Il ne faudrait pas négligé l'examen des différents médaillons, chacun étant soigneusement sculpté. Je pensai y trouver des scènes de la vie de Marie illustrant les mystères glorieux, joyeux et douloureux, mais ceux-ci illustrent en réalité principalement des scènes de la vie de Jésus : ici, Visitation, Nativité, , puis Circoncision ?, Jésus parmi les Docteurs ; Jésus au mont des Oliviers ; (?).

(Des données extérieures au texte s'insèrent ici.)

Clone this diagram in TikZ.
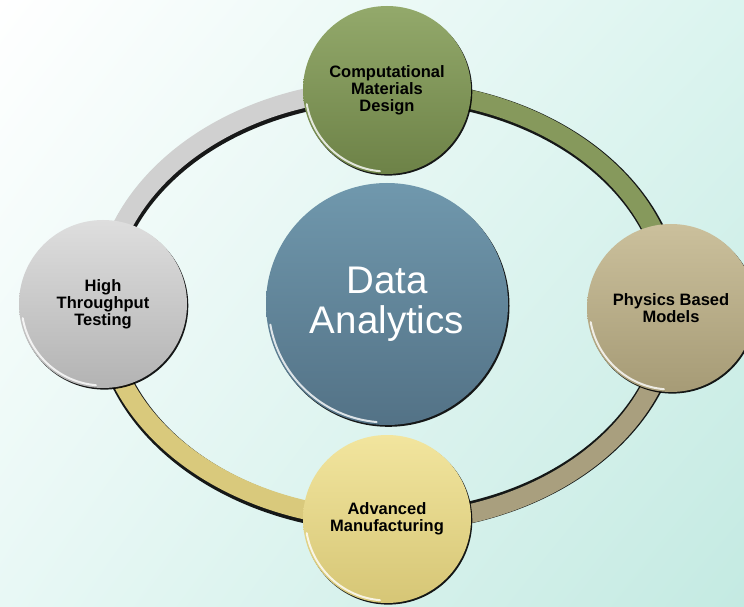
\documentclass[tikz,border=0pt]{standalone}
\usepackage{fontspec}
\setmainfont{Liberation Sans}
\usetikzlibrary{shadows,backgrounds,shadings}
\definecolor{gTop}{HTML}{93A96B}
\definecolor{gBot}{HTML}{6D8247}
\definecolor{tTop}{HTML}{CBC09C}
\definecolor{tBot}{HTML}{A69B76}
\definecolor{yTop}{HTML}{F2E59E}
\definecolor{yBot}{HTML}{D6C676}
\definecolor{sTop}{HTML}{DEDEDE}
\definecolor{sBot}{HTML}{B3B3B3}
\definecolor{bTop}{HTML}{7098AD}
\definecolor{bBot}{HTML}{537286}
\definecolor{rGreen}{HTML}{86995C}
\definecolor{rTan}{HTML}{A99F7E}
\definecolor{rYellow}{HTML}{D9C97C}
\definecolor{rGray}{HTML}{D0D0D0}
\definecolor{bgUR}{HTML}{DBF4EF}
\definecolor{bgLL}{HTML}{E8F8F5}
\definecolor{bgLR}{HTML}{C4EAE2}
\begin{document}
\begin{tikzpicture}[x=1pt,y=1pt,
  hub/.style={circle, inner sep=0pt, minimum size=168pt, align=center,
    font=\bfseries\fontsize{16.5}{17}\selectfont,
    drop shadow={shadow xshift=1.3pt, shadow yshift=-1.6pt, opacity=0.9, fill=black}},
  core/.style={circle, inner sep=0pt, minimum size=242pt, align=center,
    font=\fontsize{38.5}{40}\selectfont, text=white,
    drop shadow={shadow xshift=1.5pt, shadow yshift=-1.8pt, opacity=0.9, fill=black}},
  ringseg/.style={line width=19pt},
  glint/.style={white, line width=2pt, opacity=0.8, line cap=round}]
\useasboundingbox (0,0) rectangle (744,606);
\node[hub, top color=gTop, bottom color=gBot] (cmd) at (387,516) {Computational\\Materials\\Design};
\node[hub, top color=tTop, bottom color=tBot] (pbm) at (671,298) {Physics Based\\Models};
\node[hub, top color=yTop, bottom color=yBot] (am) at (387,87) {Advanced\\Manufacturing};
\node[hub, top color=sTop, bottom color=sBot] (htt) at (103,302) {High\\Throughput\\Testing};
\node[core, top color=bTop, bottom color=bBot] (da) at (387,302) {Data\\Analytics};
\foreach \n in {cmd,pbm,am,htt}
  \draw[glint] ([shift={(190:81.5)}]\n.center) arc[start angle=190, end angle=265, radius=81.5pt];
\draw[glint] ([shift={(190:118.5)}]da.center) arc[start angle=190, end angle=265, radius=118.5pt];
\begin{pgfonlayer}{background}
\shade[upper left=white, upper right=bgUR, lower left=bgLL, lower right=bgLR] (0,0) rectangle (744,606);
\draw[black, line width=22pt, opacity=0.9] ([xshift=1pt,yshift=-1.5pt]cmd.center)
  arc[start angle=90, end angle=450, x radius=284pt, y radius=215pt];
\draw[ringseg, rGreen] (cmd.center) arc[start angle=90, end angle=0, x radius=284pt, y radius=215pt];
\draw[ringseg, rTan] (pbm.center) arc[start angle=0, end angle=-90, x radius=284pt, y radius=215pt];
\draw[ringseg, rYellow] (am.center) arc[start angle=270, end angle=180, x radius=284pt, y radius=215pt];
\draw[ringseg, rGray] (htt.center) arc[start angle=180, end angle=90, x radius=284pt, y radius=215pt];
\end{pgfonlayer}
\end{tikzpicture}
\end{document}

Plus loin, Flagellation ; Portement de Croix ; Crucifixion; Résurrection, Pentecôte, Assomption.
On voit que sainte Catherine ne reçoit pas le chapelet du rosaire, mais ce qui pourrait apparaître comme une image au bout d'une ficelle, et qui est le Scapulaire. Nous avons donc affaire, c'est là l'originalité de ce retable de Crozon, au Don du Rosaire à saint Dominique et au Don du Scapulaire à sainte Catherine. Voir Notre-Dame de Carmès à Neulliac et le scapulaire.
Une Confrérie du Scapulaire n'est pas attestée à Crozon, mais on peut penser que la confrérie du Rosaire a élargi le champ de ses compétences lorsque le culte du scapulaire comme protection contre le risque de mourir en état de péché s'est imposé largement dans les paroisses bretonnes.
On pourrait se demander si il s'agissait dès l'origine d'un scapulaire, ou si celui-ci est venu remplacer secondairement un chapelet. Si le scapulaire était premier, on pourrait alors aussi se demander s'il s'agit bien de sainte Catherine, et non, comme sur le tableau du Don du Scapulaire de Neuilliac, de Thérèse d'Avila, puisque le scapulaire (sous forme d'un vêtement) est spécifique des carmélites. Mais, alors, nous aurions la guimpe blanche et le voile noir, mais aussi un manteau blanc sur une robe noire, et non l'inverse comme ici. Quoiqu'il en soit le récipiendaire de ce Don fut Simon Stock, en 1251.
On conclue à la présence initiale d'un chapelet du Rosaire.
La statue de saint Joseph, en sommité du retable, est remarquable car la représentation de Joseph portant l'Enfant est assez rare en iconographie. Soit, à l'époque médiévale, Joseph apparaît isolé, mélancolique ou pour le moins méditatif dans les scènes de Nativité, ou conduisant l'âne lors de la Fuite en Égypte, soit au XIXe siècle il est représenté seul, tenant le lys de la pureté de sa conduite. Ici, c'est son rôle de père de famille et d'éducateur qui est mis en avant.
Sa statue est incluse dans un présentoir à quatre colonnettes torses.
Parmi les bas-reliefs polychromes de l'autel, on note un agneau pascal entouré de quatre chérubins....
...un moine (à tonsure romaine, et portant un scapulaire...) tenant une croix...
le Bon Pasteur sur la porte du tabernacle...
et sainte Marguerite issant du dragon.